• Raw data:
------------------------------------------------
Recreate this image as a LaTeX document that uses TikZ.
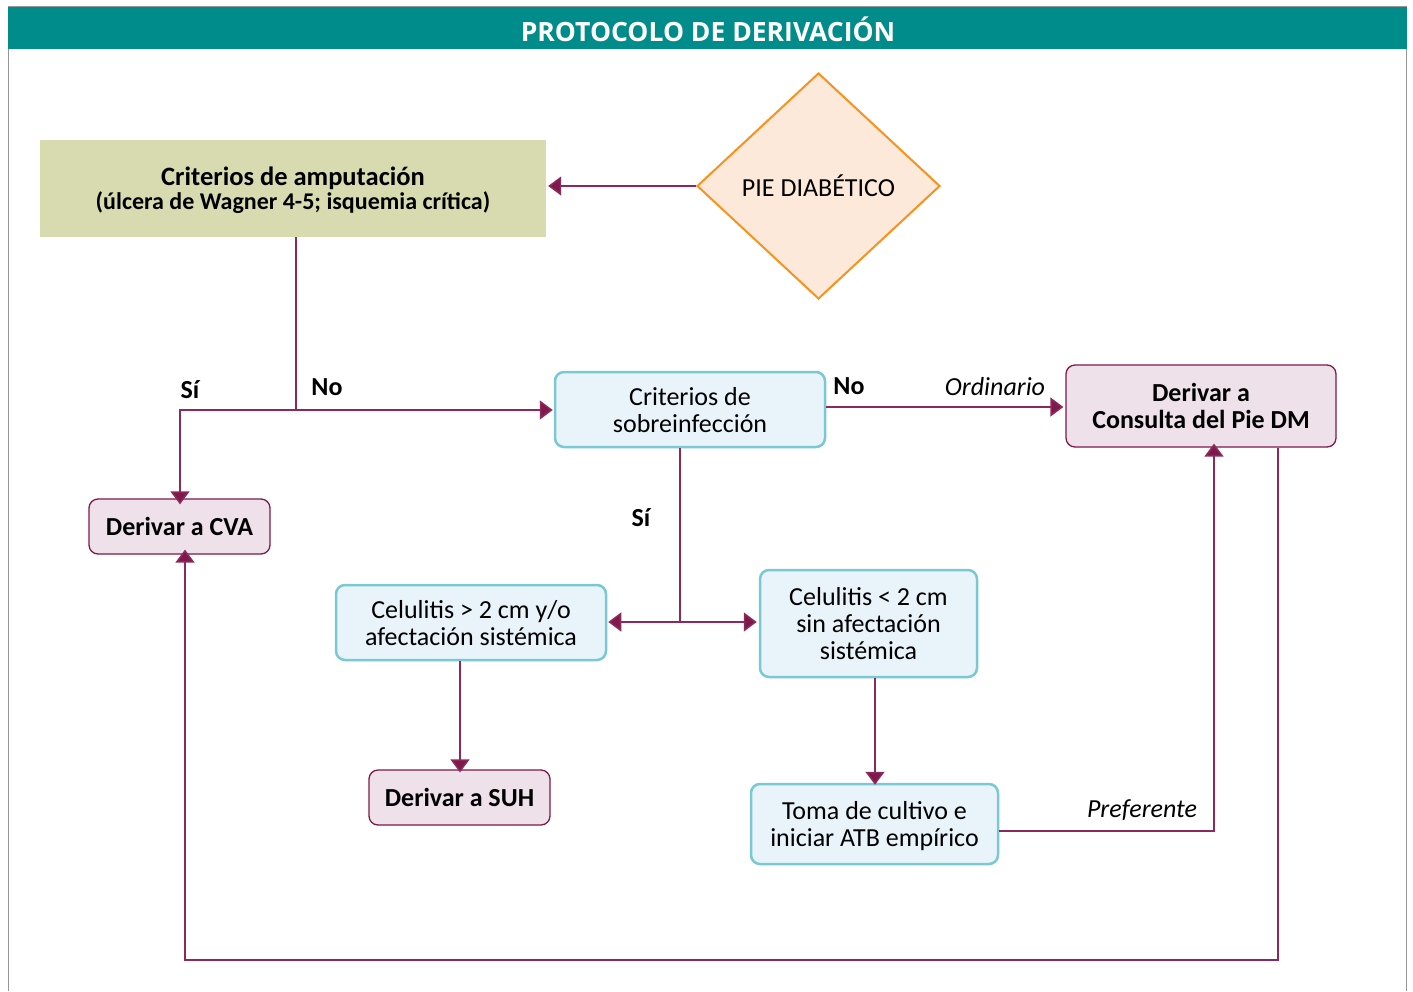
\documentclass[tikz,border=0pt]{standalone}
\usepackage{fontspec}
\setmainfont{Carlito}
\newfontfamily\titlefont{Open Sans}
\usetikzlibrary{arrows.meta,shapes.geometric}
\definecolor{teal1}{RGB}{0,140,138}
\definecolor{olive1}{RGB}{216,219,176}
\definecolor{peach}{RGB}{253,233,217}
\definecolor{orange1}{RGB}{247,146,30}
\definecolor{lblue}{RGB}{232,244,249}
\definecolor{cyanb}{RGB}{122,200,212}
\definecolor{lpink}{RGB}{238,225,234}
\definecolor{plum}{RGB}{125,25,75}
\definecolor{lineplum}{RGB}{140,40,90}
\definecolor{frame}{RGB}{150,150,150}
\tikzset{
  txt/.style={font=\fontsize{26}{27}\selectfont, align=center, inner sep=0pt},
  bluebox/.style={draw=cyanb, line width=2.5pt, fill=lblue, rounded corners=9pt, txt, text depth=0pt},
  pinkbox/.style={draw=plum, line width=1.3pt, fill=lpink, rounded corners=9pt, txt, font=\fontsize{26}{27}\selectfont\bfseries},
  conn/.style={draw=lineplum, line width=1.6pt, -{Triangle[length=13pt,width=19pt,fill=plum]}},
  plain/.style={draw=lineplum, line width=1.6pt},
  lbl/.style={font=\fontsize{26}{27}\selectfont\bfseries, inner sep=0pt},
  ilbl/.style={font=\fontsize{26}{27}\selectfont\itshape, inner sep=0pt},
}
\begin{document}
\begin{tikzpicture}[x=1pt,y=-1pt]
\useasboundingbox (0,0) rectangle (1413,991);
\fill[white] (0,0) rectangle (1413,991);
% frame
\draw[frame, line width=1.5pt] (8.5,991) -- (8.5,6.5) -- (1406.5,6.5) -- (1406.5,991);
\fill[teal1] (8,7) rectangle (1407,49);
\node[font=\titlefont\fontsize{26.5}{28}\selectfont\bfseries, text=white, inner sep=0pt] (title) at (708,29) {PROTOCOLO DE DERIVACIÓN};

% nodes
\node[fill=olive1, minimum width=506pt, minimum height=97pt, inner sep=0pt, align=center, text depth=0pt] (amp) at (293,188.5)
  {{\fontsize{26.5}{25}\selectfont\bfseries Criterios de amputación}\\[1pt]{\fontsize{24}{25}\selectfont\bfseries (úlcera de Wagner 4-5; isquemia crítica)}};
\node[diamond, draw=orange1, line width=2pt, fill=peach, minimum width=243pt, minimum height=226pt, inner sep=0pt, txt] (pie) at (818.5,186) {PIE DIABÉTICO};

\node[bluebox, minimum width=270pt, minimum height=75pt] (sob) at (690,409.5) {Criterios de\\sobreinfección};
\node[pinkbox, minimum width=270pt, minimum height=82pt, text depth=0pt] (dm) at (1201,406) {Derivar a\\Consulta del Pie DM};
\node[pinkbox, minimum width=181pt, minimum height=55pt] (cva) at (179.5,526.5) {Derivar a CVA};
\node[bluebox, minimum width=270pt, minimum height=75pt] (c1) at (471,622.5) {Celulitis > 2 cm y/o\\afectación sistémica};
\node[bluebox, minimum width=217pt, minimum height=107pt] (c2) at (868.5,623.5) {Celulitis < 2 cm\\sin afectación\\sistémica};
\node[pinkbox, minimum width=181pt, minimum height=55pt] (suh) at (459.5,797.5) {Derivar a SUH};
\node[bluebox, minimum width=247pt, minimum height=80pt] (toma) at (874.5,824) {Toma de cultivo e\\iniciar ATB empírico};

% coordinates
\coordinate (j1) at (296,410);
\coordinate (j2) at (680,622);

% connectors
\draw[conn] (pie.west) -- ([xshift=2pt]amp.east |- pie.west);
\draw[plain] (amp.south -| j1) -- (j1);
\draw[conn] (180,410) -- ([xshift=-1pt]sob.west |- j1);
\draw[conn] (j1) -| ([yshift=-6pt]cva.north -| 180,0);
\draw[conn] (sob.east |- 0,407) -- ([xshift=-2pt]dm.west |- 0,407);
\draw[plain] (sob.south -| j2) -- (j2);
\draw[conn] (j2) -- ([xshift=1pt]c1.east |- j2);
\draw[conn] (j2) -- ([xshift=-2pt]c2.west |- j2);
\draw[conn] (c1.south -| 460,0) -- ([yshift=-3pt]suh.north -| 460,0);
\draw[conn] (c2.south -| 875,0) -- ([yshift=-2pt]toma.north -| 875,0);
\draw[conn] (toma.east |- 0,831) -| ([yshift=4pt]dm.south -| 1214,0);
\draw[conn] (dm.south -| 1278,0) |- (185,960) -- ([yshift=5pt]cva.south -| 185,0);

% labels
\node[lbl] (si1) at (190,390) {Sí};
\node[lbl] (no1) at (327,387) {No};
\node[lbl] (no2) at (849,386) {No};
\node[ilbl] (ord) at (995,387) {Ordinario};
\node[lbl] (si2) at (641,518) {Sí};
\node[ilbl] (pref) at (1142,810) {Preferente};
\end{tikzpicture}
\end{document}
------------------------------------------------
• The task:
Pictures excluded, repeat exactly the lines from the top of the material through the line with "text=white, inner sep=0pt]", including both of those lines.

• Worked solution:
Recreate this image as a LaTeX document that uses TikZ.
\documentclass[tikz,border=0pt]{standalone}
\usepackage{fontspec}
\setmainfont{Carlito}
\newfontfamily\titlefont{Open Sans}
\usetikzlibrary{arrows.meta,shapes.geometric}
\definecolor{teal1}{RGB}{0,140,138}
\definecolor{olive1}{RGB}{216,219,176}
\definecolor{peach}{RGB}{253,233,217}
\definecolor{orange1}{RGB}{247,146,30}
\definecolor{lblue}{RGB}{232,244,249}
\definecolor{cyanb}{RGB}{122,200,212}
\definecolor{lpink}{RGB}{238,225,234}
\definecolor{plum}{RGB}{125,25,75}
\definecolor{lineplum}{RGB}{140,40,90}
\definecolor{frame}{RGB}{150,150,150}
\tikzset{
  txt/.style={font=\fontsize{26}{27}\selectfont, align=center, inner sep=0pt},
  bluebox/.style={draw=cyanb, line width=2.5pt, fill=lblue, rounded corners=9pt, txt, text depth=0pt},
  pinkbox/.style={draw=plum, line width=1.3pt, fill=lpink, rounded corners=9pt, txt, font=\fontsize{26}{27}\selectfont\bfseries},
  conn/.style={draw=lineplum, line width=1.6pt, -{Triangle[length=13pt,width=19pt,fill=plum]}},
  plain/.style={draw=lineplum, line width=1.6pt},
  lbl/.style={font=\fontsize{26}{27}\selectfont\bfseries, inner sep=0pt},
  ilbl/.style={font=\fontsize{26}{27}\selectfont\itshape, inner sep=0pt},
}
\begin{document}
\begin{tikzpicture}[x=1pt,y=-1pt]
\useasboundingbox (0,0) rectangle (1413,991);
\fill[white] (0,0) rectangle (1413,991);
% frame
\draw[frame, line width=1.5pt] (8.5,991) -- (8.5,6.5) -- (1406.5,6.5) -- (1406.5,991);
\fill[teal1] (8,7) rectangle (1407,49);
\node[font=\titlefont\fontsize{26.5}{28}\selectfont\bfseries, text=white, inner sep=0pt] (title) at (708,29) {PROTOCOLO DE DERIVACIÓN};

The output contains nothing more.